/ 15 June 2007

A thaw in the virtual wage freeze

In 2001/02 state employees received below-inflation pay hikes. But, in the past four years, hikes have been above inflation, though the nominal increase fell from 8,5% in 2003 to 5,3% last year.

In addition, working in the public sector is much less lucrative than in the private sector. The median wage for workers with tertiary degrees in the private sector is R8 000. In the public sector it is R6 000.

Since the late Nineties, workers’ share of the budget pie has shrunk, while the number of civil servants has declined from 1,27-million in 1995 to just over a million in 2002.

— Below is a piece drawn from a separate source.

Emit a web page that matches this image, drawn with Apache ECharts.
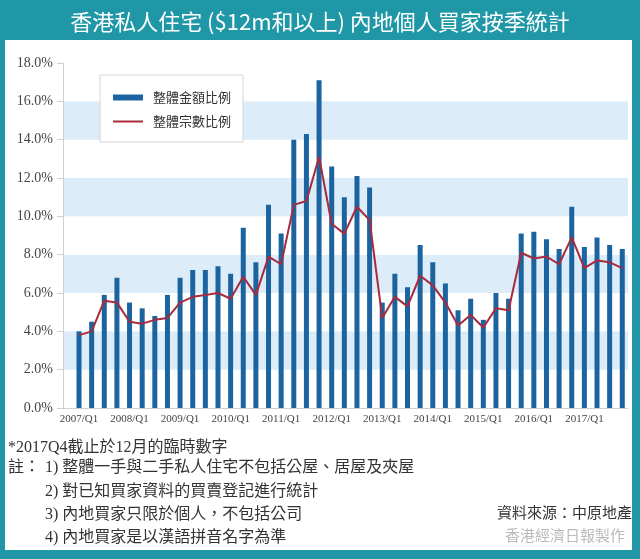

  • In 2001/02, state workers received an average 6,58% increase, with inflation at 9,7%.
  • In 2003/04, the salary increase was 8,5%, which equalled inflation (CPIX) plus 1%.
  • Chief union negotiator Shireen Pardesi said the three-year agreement signed in 2004 amounted to a 6,2% increase for public servants in the first year, which amounted to an increase of inflation plus 2,1%.
  • In the second year of the 2004 agreement, the parties settled on an increase of inflation plus 0,4%, which Pardesi said amounted to about 5,7%.
  • The 2006 increase was 5,3%, said Pardesi, and this formed the state’s initial bargaining position in the current pay talks. CPIX was 3,8% and CPI 3,2%.

Pardesi says that salary increases should not be linked to CPIX because to do so would not take account of the impact of food and retail price rises which invariably outstrip CPIX.